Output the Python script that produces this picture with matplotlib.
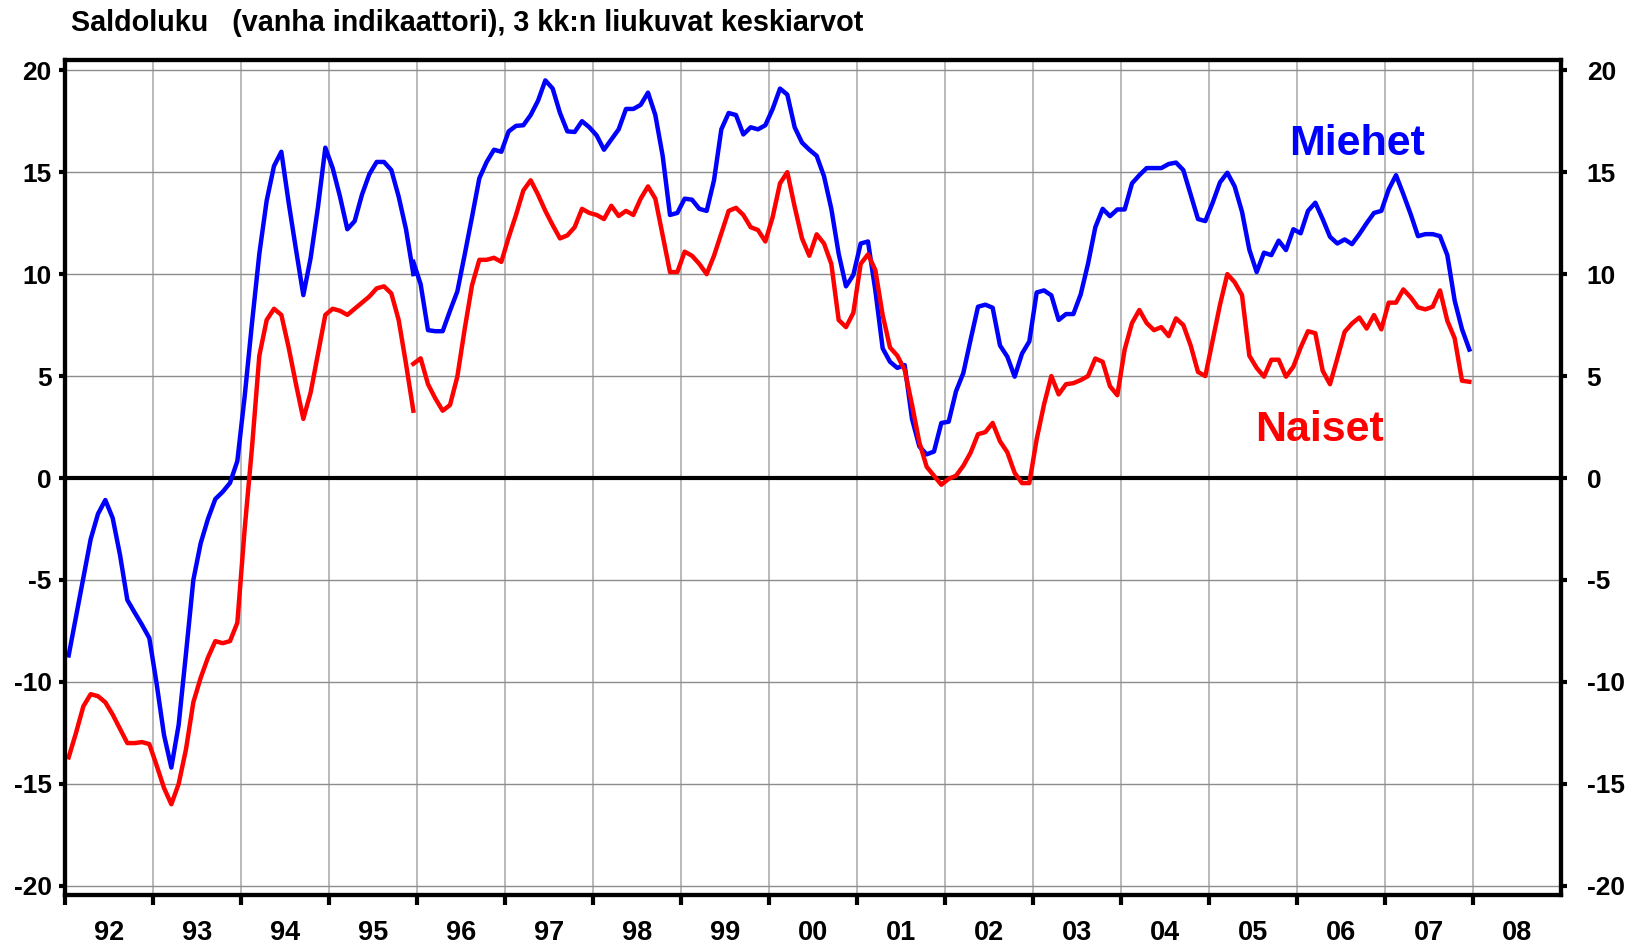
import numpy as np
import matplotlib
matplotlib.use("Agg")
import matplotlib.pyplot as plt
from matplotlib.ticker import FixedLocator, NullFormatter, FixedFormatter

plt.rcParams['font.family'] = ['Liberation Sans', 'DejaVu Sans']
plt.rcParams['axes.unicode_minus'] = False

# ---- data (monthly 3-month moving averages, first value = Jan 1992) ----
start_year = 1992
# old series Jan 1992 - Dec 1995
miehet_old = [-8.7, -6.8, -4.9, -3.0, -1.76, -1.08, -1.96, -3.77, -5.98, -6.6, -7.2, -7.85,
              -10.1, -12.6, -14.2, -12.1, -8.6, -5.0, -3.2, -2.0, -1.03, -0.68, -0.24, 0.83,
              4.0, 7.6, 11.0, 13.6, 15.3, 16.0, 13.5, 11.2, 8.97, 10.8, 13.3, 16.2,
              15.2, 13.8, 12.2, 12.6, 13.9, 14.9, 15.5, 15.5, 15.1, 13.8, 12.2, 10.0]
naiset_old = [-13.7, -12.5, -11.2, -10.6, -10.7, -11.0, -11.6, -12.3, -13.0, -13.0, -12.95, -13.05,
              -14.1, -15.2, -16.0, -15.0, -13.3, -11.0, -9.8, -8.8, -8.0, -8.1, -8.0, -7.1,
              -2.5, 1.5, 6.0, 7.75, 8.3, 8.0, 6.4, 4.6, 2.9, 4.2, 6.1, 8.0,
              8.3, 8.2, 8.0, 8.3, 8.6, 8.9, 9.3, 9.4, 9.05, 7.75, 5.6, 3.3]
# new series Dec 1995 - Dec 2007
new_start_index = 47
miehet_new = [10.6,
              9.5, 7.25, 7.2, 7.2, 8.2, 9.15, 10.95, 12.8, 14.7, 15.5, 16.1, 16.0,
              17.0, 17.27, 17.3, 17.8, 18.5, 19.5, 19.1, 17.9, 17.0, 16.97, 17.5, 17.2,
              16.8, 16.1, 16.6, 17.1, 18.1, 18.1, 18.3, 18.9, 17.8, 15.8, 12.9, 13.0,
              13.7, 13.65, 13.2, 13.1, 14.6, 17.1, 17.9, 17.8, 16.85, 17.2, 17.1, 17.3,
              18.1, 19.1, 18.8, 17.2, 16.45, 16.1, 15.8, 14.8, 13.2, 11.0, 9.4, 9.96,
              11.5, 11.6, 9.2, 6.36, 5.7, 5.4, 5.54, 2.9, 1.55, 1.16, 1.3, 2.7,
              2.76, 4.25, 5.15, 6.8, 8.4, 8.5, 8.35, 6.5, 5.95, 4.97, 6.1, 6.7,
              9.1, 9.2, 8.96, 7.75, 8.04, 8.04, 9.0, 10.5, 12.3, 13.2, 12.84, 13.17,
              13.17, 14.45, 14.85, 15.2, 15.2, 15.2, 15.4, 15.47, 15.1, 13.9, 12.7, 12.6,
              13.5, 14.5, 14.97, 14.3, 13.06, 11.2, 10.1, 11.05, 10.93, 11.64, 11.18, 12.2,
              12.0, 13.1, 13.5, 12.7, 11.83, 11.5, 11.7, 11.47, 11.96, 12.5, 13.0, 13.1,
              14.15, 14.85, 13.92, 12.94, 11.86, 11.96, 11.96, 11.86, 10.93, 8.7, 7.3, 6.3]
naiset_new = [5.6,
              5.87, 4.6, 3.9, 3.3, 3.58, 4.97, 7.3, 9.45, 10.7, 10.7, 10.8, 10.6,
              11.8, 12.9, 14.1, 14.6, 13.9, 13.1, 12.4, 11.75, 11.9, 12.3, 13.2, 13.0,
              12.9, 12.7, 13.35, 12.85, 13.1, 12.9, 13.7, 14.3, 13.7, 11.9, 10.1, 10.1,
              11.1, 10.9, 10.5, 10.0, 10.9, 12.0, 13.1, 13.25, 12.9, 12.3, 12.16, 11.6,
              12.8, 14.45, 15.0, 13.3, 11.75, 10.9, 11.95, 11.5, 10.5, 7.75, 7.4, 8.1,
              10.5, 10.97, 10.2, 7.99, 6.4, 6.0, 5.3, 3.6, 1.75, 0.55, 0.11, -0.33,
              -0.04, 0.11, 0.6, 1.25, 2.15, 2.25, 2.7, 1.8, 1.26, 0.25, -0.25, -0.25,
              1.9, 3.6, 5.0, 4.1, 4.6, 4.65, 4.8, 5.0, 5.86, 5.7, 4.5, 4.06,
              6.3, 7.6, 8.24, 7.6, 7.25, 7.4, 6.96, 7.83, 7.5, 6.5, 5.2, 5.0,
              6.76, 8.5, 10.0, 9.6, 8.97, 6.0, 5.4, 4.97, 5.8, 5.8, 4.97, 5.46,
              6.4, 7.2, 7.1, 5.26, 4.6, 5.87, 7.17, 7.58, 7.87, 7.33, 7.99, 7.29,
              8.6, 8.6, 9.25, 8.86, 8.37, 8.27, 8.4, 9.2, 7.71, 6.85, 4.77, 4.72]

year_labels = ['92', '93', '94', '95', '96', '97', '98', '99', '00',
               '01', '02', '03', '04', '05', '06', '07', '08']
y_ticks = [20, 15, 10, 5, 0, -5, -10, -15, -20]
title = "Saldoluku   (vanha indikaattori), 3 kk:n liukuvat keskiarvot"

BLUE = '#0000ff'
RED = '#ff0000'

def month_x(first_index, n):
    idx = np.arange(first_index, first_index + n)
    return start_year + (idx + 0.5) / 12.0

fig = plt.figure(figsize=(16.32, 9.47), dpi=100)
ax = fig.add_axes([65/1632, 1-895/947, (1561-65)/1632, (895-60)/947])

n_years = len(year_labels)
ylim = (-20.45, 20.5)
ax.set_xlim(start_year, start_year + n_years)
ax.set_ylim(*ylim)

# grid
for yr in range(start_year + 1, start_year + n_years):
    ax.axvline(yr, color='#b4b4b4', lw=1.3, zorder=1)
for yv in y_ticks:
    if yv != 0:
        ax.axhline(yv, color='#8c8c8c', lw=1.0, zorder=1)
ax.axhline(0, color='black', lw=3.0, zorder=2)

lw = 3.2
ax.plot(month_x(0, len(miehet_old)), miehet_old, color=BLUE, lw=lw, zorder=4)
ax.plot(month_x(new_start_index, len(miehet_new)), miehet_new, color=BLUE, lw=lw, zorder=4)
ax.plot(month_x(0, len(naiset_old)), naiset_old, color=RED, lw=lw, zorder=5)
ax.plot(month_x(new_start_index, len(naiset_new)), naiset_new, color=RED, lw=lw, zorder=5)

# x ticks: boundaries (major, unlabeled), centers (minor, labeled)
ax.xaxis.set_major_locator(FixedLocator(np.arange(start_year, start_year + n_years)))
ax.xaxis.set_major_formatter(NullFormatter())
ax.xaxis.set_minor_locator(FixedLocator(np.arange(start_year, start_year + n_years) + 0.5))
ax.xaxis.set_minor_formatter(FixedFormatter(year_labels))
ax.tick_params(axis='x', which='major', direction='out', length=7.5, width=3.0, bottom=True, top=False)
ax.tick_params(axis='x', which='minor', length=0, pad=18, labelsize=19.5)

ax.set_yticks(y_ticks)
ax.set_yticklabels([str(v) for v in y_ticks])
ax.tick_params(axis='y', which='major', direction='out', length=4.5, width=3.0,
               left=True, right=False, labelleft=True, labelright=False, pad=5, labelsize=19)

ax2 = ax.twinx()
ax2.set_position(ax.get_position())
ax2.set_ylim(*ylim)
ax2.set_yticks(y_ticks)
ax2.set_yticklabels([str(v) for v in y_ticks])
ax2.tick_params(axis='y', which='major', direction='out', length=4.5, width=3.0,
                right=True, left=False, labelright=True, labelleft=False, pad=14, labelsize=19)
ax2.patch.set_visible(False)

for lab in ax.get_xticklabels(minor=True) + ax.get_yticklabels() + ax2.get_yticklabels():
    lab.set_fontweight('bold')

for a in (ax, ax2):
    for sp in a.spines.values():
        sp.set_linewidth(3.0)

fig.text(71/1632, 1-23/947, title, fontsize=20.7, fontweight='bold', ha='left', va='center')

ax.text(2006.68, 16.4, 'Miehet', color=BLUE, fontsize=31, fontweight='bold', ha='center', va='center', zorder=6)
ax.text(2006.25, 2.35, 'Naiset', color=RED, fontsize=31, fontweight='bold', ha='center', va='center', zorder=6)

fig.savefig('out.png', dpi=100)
====
• Given problem: Repeat the lines exactly as they stand, from the opening line of the data through the line with "plt.rcParams['axes.unicode_minus'] = False". Pictures stay out of the copy.

• Full response:
Output the Python script that produces this picture with matplotlib.
import numpy as np
import matplotlib
matplotlib.use("Agg")
import matplotlib.pyplot as plt
from matplotlib.ticker import FixedLocator, NullFormatter, FixedFormatter

plt.rcParams['font.family'] = ['Liberation Sans', 'DejaVu Sans']
plt.rcParams['axes.unicode_minus'] = False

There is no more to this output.